All the members of the reading circle had their hopes for an education dashed by the return of the Taliban. They’re among the more than 2 million women and girls deprived of schooling in the four years since a ban was introduced, according to UNICEF, which has warned of “catastrophic” consequences for the country as a whole.

“Reading has always been an integral part of my life,” says the group’s coordinator Darya, 25, who was in her third year of a language and literature degree course when the Taliban closed universities to women. “When I read, I feel as if I’m in another world – the characters, the places, nature… Sometimes I cry with the story, sometimes I laugh. But always, books have given colour to my life.”

Darya says The Year of Turmoil had a particularly strong impact on her. “This novel narrates years full of pressure and restriction. Noushafarin represents those who are caught in such times,” she says.

“Her situation mirrors the lives of people in today’s Afghanistan – people grappling with educational restrictions, social repression, and political pressure. Like the characters in the novel, we keep hope alive through resistance and learning,” she says.

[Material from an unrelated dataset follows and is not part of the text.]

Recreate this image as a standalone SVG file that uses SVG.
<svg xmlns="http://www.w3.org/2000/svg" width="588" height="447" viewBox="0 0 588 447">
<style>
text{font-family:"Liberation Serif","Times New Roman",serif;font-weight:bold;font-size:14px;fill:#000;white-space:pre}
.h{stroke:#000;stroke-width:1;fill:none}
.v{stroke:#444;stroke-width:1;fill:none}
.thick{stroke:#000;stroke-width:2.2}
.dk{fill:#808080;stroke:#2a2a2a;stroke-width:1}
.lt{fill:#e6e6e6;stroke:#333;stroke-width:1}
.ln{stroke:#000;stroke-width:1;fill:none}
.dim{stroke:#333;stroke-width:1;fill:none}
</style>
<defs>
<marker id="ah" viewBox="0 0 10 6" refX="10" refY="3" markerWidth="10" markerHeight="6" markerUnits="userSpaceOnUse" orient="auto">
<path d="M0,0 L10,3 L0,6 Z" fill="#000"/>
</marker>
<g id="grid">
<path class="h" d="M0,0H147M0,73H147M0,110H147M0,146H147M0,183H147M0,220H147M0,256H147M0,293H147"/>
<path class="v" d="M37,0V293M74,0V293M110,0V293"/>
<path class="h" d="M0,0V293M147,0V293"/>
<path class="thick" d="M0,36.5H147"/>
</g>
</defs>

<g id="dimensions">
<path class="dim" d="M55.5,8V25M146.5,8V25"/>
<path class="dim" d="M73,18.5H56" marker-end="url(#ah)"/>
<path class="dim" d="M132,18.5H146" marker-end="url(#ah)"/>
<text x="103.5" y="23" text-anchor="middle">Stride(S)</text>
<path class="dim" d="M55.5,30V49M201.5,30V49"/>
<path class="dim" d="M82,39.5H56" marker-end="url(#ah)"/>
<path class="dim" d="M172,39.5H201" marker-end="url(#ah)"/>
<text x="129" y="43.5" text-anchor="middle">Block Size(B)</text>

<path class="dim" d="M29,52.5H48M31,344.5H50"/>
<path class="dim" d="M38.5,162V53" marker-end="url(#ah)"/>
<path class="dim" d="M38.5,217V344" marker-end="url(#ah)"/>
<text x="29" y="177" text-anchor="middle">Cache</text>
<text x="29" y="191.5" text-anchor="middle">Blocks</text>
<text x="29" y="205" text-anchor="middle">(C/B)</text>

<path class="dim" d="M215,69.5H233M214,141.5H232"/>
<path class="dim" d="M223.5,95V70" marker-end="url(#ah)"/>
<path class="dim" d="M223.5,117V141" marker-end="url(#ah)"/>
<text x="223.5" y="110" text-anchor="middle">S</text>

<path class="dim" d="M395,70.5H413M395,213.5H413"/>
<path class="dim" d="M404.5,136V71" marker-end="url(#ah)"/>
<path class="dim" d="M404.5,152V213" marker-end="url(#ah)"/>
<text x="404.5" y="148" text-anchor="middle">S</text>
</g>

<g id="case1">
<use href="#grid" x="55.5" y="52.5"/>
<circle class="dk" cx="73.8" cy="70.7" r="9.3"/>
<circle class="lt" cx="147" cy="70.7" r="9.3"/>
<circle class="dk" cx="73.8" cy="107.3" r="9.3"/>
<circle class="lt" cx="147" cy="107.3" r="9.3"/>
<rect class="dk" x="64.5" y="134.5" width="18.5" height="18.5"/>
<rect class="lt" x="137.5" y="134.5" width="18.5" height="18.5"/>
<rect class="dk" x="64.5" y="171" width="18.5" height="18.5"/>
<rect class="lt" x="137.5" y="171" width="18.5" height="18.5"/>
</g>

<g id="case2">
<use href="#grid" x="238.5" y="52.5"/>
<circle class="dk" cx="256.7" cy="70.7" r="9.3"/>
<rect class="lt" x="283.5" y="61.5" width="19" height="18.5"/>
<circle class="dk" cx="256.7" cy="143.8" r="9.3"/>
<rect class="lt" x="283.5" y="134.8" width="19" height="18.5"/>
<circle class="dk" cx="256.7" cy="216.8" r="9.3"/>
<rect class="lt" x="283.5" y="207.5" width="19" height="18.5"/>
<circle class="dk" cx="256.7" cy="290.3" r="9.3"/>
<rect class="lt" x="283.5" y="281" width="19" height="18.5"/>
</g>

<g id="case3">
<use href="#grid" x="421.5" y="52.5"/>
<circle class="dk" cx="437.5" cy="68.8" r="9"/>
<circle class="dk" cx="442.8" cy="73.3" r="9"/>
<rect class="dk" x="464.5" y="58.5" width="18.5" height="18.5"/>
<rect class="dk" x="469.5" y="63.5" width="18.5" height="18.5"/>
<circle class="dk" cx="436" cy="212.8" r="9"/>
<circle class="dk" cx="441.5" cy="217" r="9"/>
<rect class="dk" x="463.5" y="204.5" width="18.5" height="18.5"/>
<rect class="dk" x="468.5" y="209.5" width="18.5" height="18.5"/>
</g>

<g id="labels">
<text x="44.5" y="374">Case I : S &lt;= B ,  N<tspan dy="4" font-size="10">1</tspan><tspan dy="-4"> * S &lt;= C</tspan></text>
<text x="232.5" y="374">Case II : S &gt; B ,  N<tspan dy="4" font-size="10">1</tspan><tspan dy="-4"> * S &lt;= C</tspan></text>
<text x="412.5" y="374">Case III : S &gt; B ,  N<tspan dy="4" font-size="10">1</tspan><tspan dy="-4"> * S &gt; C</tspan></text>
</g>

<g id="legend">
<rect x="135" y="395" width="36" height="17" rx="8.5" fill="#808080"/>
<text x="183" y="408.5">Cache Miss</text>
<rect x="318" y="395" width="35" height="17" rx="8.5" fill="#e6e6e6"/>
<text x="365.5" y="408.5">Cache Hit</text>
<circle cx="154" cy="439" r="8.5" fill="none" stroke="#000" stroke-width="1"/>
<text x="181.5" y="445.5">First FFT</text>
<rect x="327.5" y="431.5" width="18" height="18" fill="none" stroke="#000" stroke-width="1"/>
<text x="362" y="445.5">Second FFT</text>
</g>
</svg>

Roya, another member, explains the purpose of the circle this way: “Most women who accept oppression do so because they are unaware of their rights. The books we read are about suffering, choice, and standing up to force – things we ourselves live with every day.”

Morwarid, 22, says many women in today’s Afghanistan resemble Noushafarin, who she sees as “trapped between tradition, religious power and social judgment”.

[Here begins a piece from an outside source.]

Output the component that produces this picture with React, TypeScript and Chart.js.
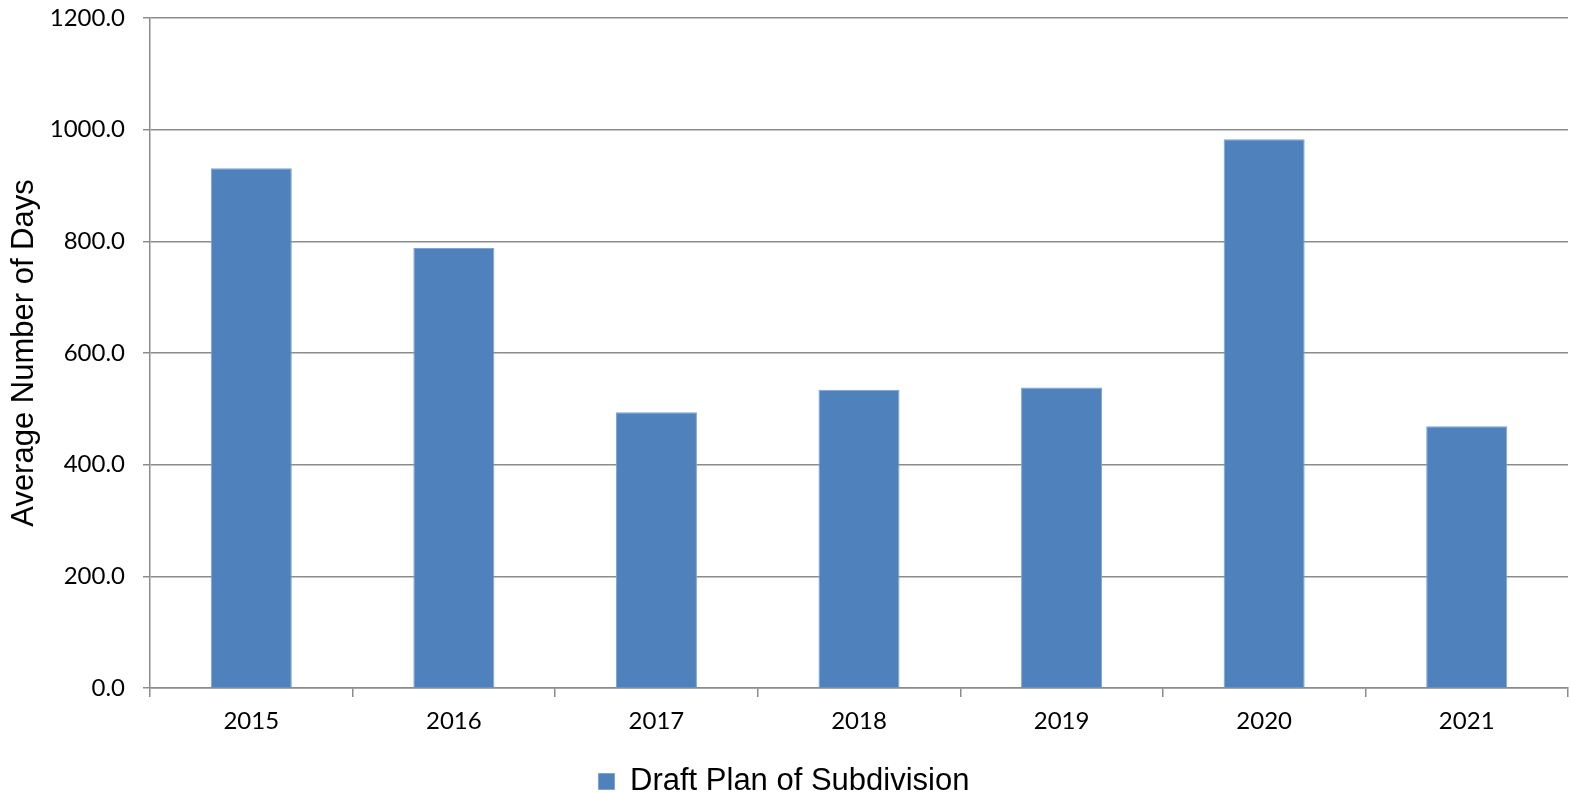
import React, { useEffect, useRef } from "react";
import { Chart, registerables } from "chart.js";

Chart.register(...registerables);

const categories = ["2015", "2016", "2017", "2018", "2019", "2020", "2021"];
const seriesName = "Draft Plan of Subdivision";
const seriesValues = [931, 788, 494, 534, 538, 983, 469];
const yTitle = "Average Number of Days";

export default function App() {
  const ref = useRef<HTMLCanvasElement | null>(null);
  useEffect(() => {
    if (!ref.current) return;
    const grey = "#8c8c8c";
    const chart = new Chart(ref.current, {
      type: "bar",
      data: {
        labels: categories,
        datasets: [
          {
            label: seriesName,
            data: seriesValues,
            backgroundColor: "#4f81bd",
            borderColor: "#7ea3d1",
            borderWidth: 1,
            barPercentage: 0.4,
            categoryPercentage: 1.0,
          },
        ],
      },
      options: {
        animation: false,
        responsive: false,
        maintainAspectRatio: false,
        layout: { padding: { top: 18, right: 3, left: 0, bottom: 0 } },
        plugins: {
          tooltip: { enabled: false },
          legend: {
            position: "bottom",
            maxHeight: 27,
            labels: {
              boxWidth: 16,
              boxHeight: 16,
              color: "#000",
              padding: 0,
              font: { family: "'Liberation Sans', Arial, sans-serif", size: 31 },
            },
          },
        },
        scales: {
          x: {
            grid: {
              drawOnChartArea: false,
              drawTicks: true,
              tickLength: 9,
              color: grey,
              lineWidth: 1.5,
              offset: true,
            },
            border: { color: grey, width: 1.5 },
            ticks: {
              color: "#000",
              padding: 10,
              font: { family: "Lato, 'Open Sans', sans-serif", size: 24 },
              maxRotation: 0,
            },
            afterFit: (s: any) => {
              s.height = 78;
              s.paddingLeft = 0;
              s.paddingRight = 0;
            },
          },
          y: {
            min: 0,
            max: 1200,
            ticks: {
              stepSize: 200,
              color: "#000",
              padding: 18,
              font: { family: "Lato, 'Open Sans', sans-serif", size: 24 },
              callback: (v: any) => Number(v).toFixed(1),
            },
            grid: { color: grey, lineWidth: 1.5, tickLength: 7 },
            border: { color: grey, width: 1.5 },
            title: {
              display: true,
              text: yTitle,
              color: "#000",
              font: { family: "'Liberation Sans', Arial, sans-serif", size: 31 },
              padding: { top: 6, bottom: 0 },
            },
            afterFit: (s: any) => {
              s.width = 150;
              s.paddingTop = 0;
              s.paddingBottom = 0;
            },
          },
        },
      },
    });
    return () => chart.destroy();
  }, []);
  return (
    <div style={{ position: "absolute", left: 0, top: 0, width: 1571, height: 793, background: "#fff" }}>
      <canvas ref={ref} width={1571} height={793} style={{ display: "block" }} />
    </div>
  );
}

“She transforms from a silent woman into an aware human being. Her fate shows that, in such an environment, the very desire to choose is a form of resistance,” says Morwarid, who won a place at Balkh University in northern Afghanistan to study law and political science, but wasn’t able to take it up before the ban was introduced.

“The very night I was supposed to leave for Balkh, universities were closed to women,” she says. “I cried until morning. Life became dark for me. Through reading and this group, I gradually emerged from that nightmare.”

Her dream was to become a lawyer. Now, she says Thursdays are the most important day of her week: “This circle has kept me away from many of life’s hardships.”

Tellingly, the book she has liked the most is The Old Man and the Sea, a story of survival.

Of the importance of reading for women, she says: “If a woman is aware, a family is aware. An aware woman raises aware children. The Taliban fear aware women. To confront the Taliban, one must become aware and grow – all together.”

Outside, the restrictions continue. But in this small room, in the company of books, are young women who believe that reading itself is a form of resistance.